Short problem>
Wherever the string "size" shows up in a line, count that line. Give the total alone.

Information provided>
◆ ◆ ◆

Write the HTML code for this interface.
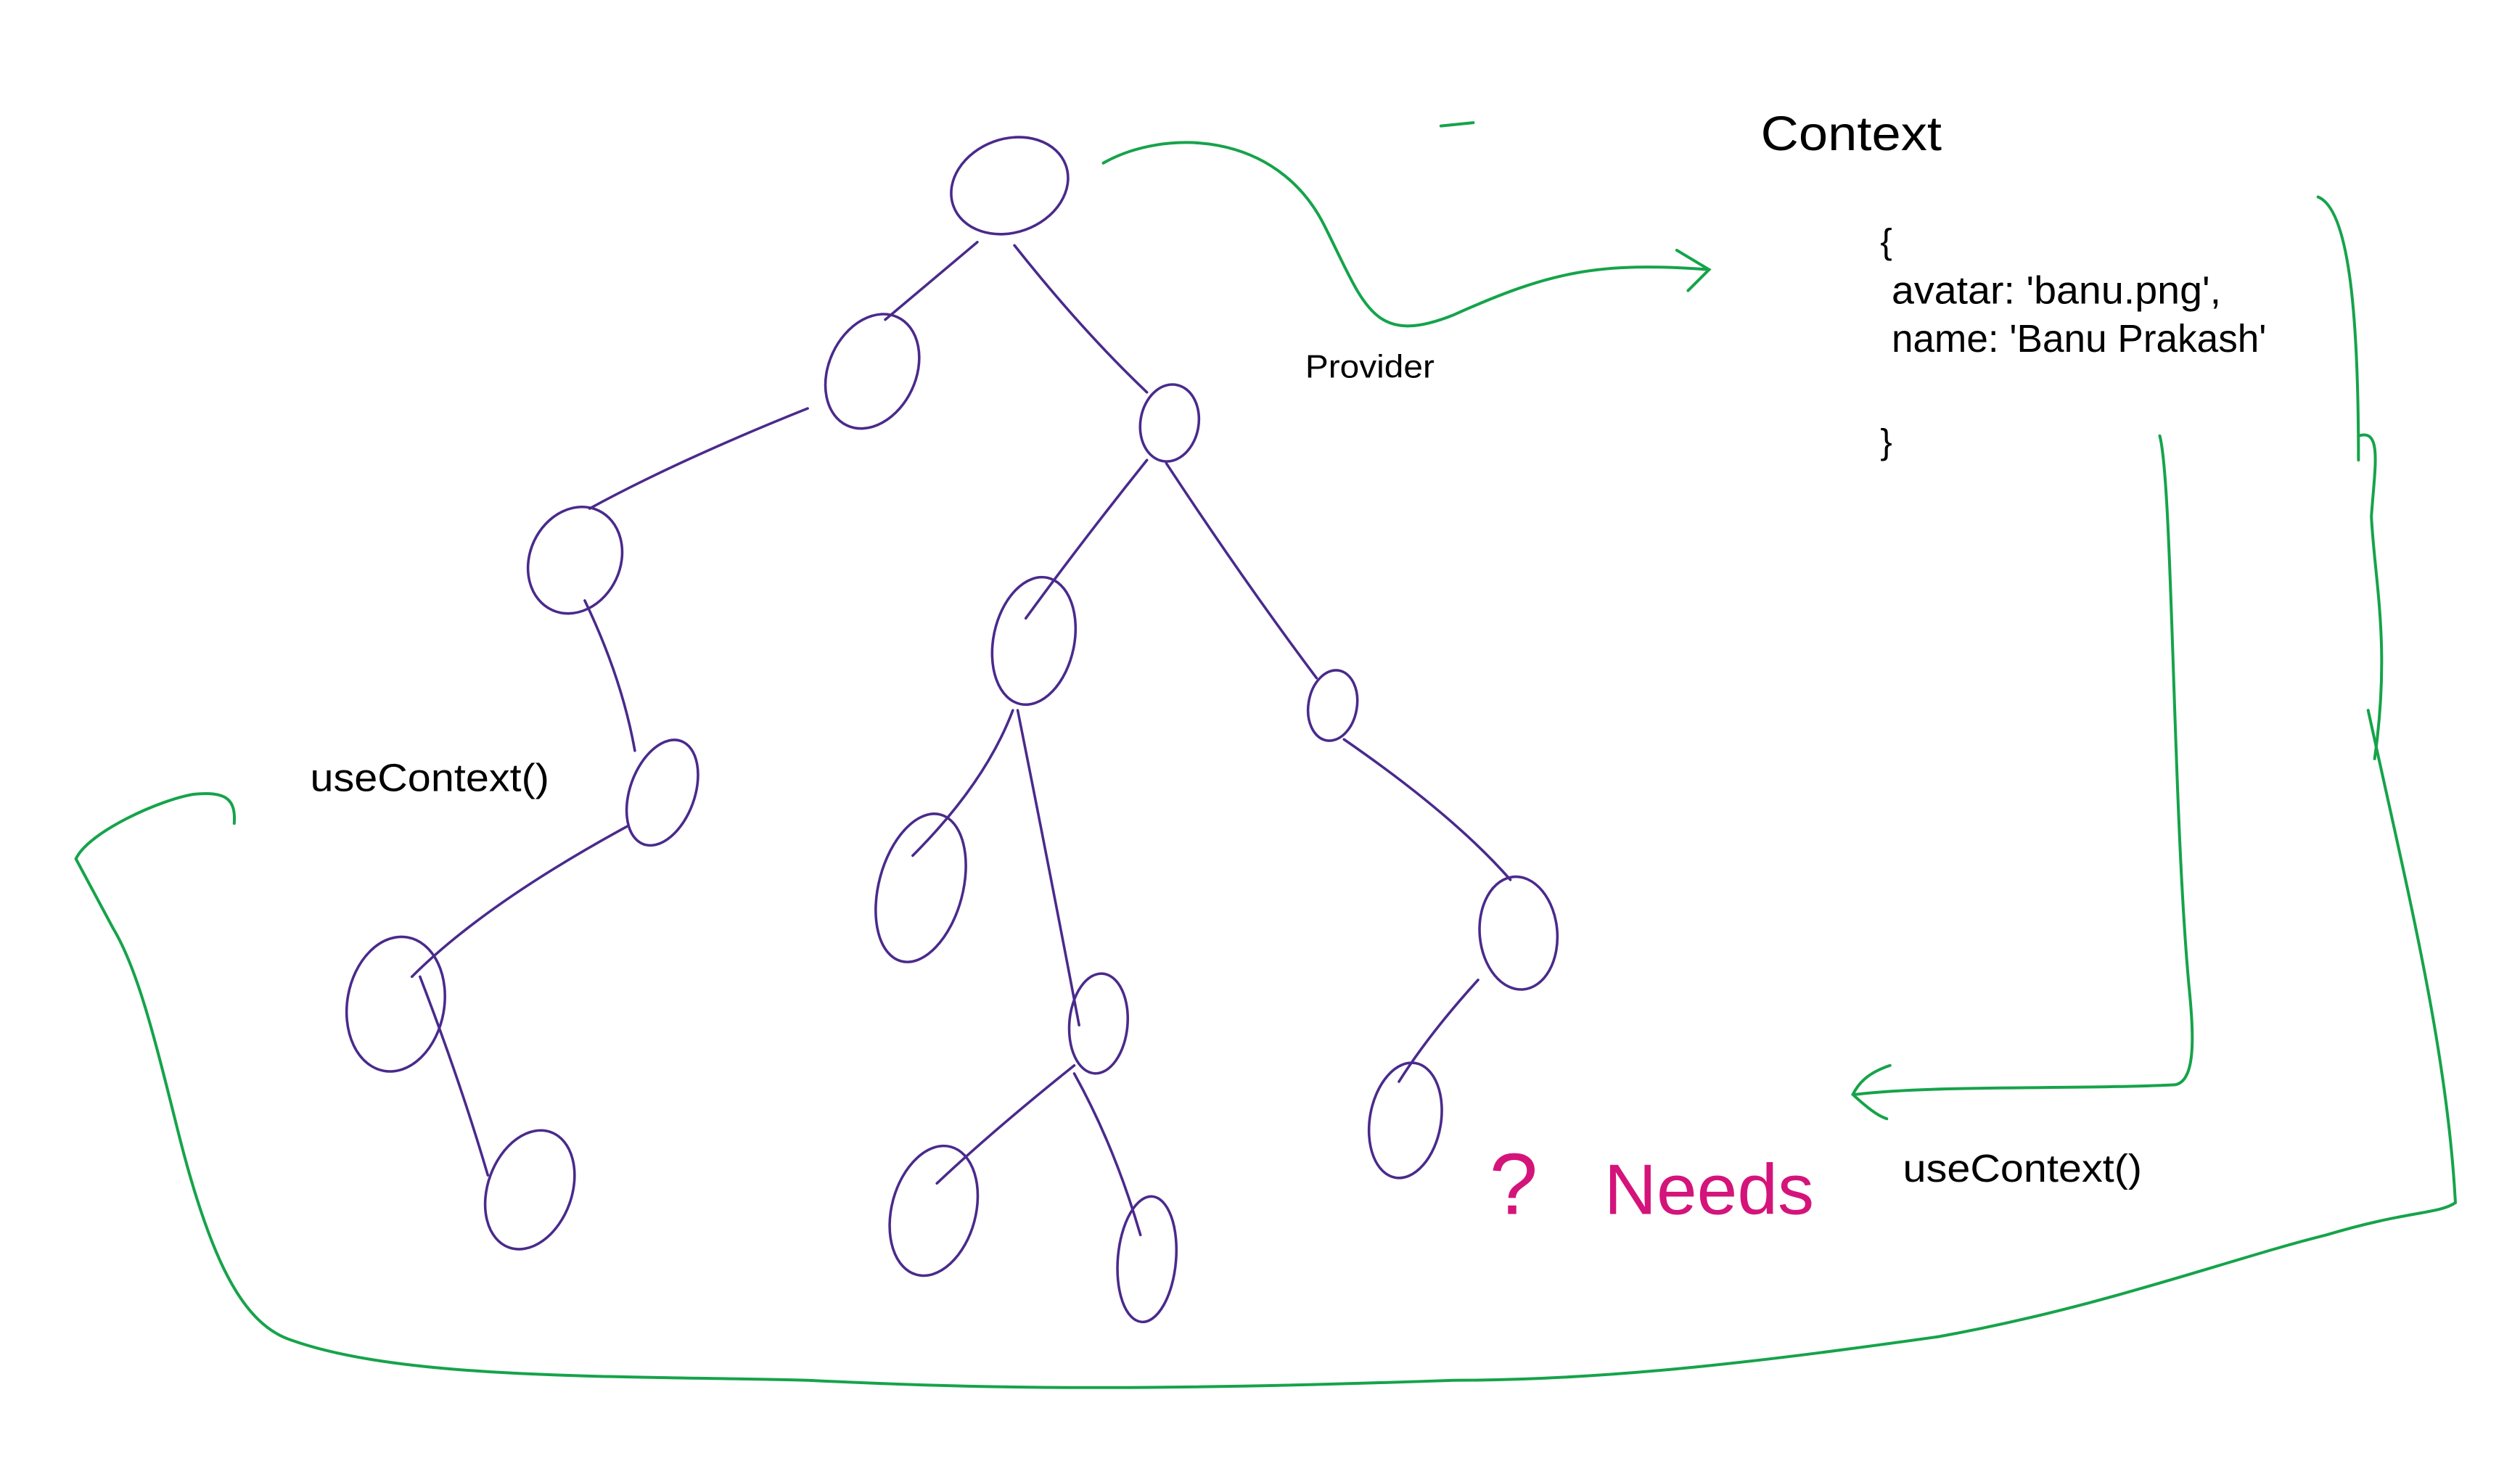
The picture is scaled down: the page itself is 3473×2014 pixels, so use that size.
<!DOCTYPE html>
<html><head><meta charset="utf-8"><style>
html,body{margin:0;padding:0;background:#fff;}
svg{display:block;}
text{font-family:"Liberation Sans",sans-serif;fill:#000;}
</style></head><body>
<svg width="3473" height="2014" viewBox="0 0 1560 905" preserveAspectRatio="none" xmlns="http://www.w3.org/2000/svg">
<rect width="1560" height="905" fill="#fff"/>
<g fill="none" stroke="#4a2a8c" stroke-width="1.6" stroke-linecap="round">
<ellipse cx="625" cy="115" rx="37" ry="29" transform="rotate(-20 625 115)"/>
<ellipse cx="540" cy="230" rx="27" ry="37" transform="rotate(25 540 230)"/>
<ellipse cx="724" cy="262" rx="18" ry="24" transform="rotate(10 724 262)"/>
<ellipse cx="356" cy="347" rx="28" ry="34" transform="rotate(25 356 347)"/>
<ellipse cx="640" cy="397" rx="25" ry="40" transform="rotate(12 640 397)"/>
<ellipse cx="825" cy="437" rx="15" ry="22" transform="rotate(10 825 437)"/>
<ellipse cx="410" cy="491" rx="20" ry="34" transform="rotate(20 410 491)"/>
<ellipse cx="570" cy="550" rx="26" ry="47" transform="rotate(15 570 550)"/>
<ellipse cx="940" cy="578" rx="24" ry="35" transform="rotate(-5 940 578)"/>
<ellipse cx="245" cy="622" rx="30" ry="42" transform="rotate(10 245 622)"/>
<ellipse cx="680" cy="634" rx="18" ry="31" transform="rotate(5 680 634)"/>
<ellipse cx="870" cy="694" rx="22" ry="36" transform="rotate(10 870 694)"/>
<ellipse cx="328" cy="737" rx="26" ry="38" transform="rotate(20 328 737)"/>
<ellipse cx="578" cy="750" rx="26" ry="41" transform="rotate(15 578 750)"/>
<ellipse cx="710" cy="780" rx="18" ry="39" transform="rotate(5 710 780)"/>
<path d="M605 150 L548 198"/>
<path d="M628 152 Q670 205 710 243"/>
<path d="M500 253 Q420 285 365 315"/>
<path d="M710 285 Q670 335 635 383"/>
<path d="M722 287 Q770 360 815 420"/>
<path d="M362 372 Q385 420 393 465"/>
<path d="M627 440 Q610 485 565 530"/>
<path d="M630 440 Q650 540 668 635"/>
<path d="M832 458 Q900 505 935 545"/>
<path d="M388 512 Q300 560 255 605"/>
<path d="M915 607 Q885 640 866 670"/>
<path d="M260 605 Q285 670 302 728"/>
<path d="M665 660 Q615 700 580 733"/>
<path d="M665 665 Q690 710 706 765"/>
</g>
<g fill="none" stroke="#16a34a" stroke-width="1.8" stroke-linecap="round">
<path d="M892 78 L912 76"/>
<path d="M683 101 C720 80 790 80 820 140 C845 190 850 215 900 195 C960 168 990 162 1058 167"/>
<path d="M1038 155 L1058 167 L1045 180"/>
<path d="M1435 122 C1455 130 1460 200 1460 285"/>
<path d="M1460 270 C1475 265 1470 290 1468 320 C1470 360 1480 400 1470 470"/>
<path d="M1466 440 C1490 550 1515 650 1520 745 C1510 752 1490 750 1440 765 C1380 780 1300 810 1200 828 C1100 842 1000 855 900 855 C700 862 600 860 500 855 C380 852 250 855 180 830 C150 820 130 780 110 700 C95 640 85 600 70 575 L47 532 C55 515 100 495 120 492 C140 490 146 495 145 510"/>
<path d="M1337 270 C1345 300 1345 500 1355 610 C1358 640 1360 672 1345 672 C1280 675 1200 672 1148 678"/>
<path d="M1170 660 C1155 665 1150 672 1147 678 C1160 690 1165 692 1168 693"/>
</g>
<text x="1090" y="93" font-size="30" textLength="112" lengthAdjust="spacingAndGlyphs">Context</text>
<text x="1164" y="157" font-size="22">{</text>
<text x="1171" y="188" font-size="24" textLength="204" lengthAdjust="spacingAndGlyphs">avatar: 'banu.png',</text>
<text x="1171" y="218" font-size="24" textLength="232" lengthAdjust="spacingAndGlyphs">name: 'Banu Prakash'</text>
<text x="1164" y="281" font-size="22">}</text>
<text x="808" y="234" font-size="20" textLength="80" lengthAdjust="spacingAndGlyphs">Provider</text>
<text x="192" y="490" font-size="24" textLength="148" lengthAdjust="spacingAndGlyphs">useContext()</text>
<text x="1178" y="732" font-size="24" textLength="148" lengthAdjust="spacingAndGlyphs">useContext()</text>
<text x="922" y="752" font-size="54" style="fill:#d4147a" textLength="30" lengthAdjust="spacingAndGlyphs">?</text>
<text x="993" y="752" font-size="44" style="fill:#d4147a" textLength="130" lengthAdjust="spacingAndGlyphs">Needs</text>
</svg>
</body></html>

◆ ◆ ◆

Exercise response>
11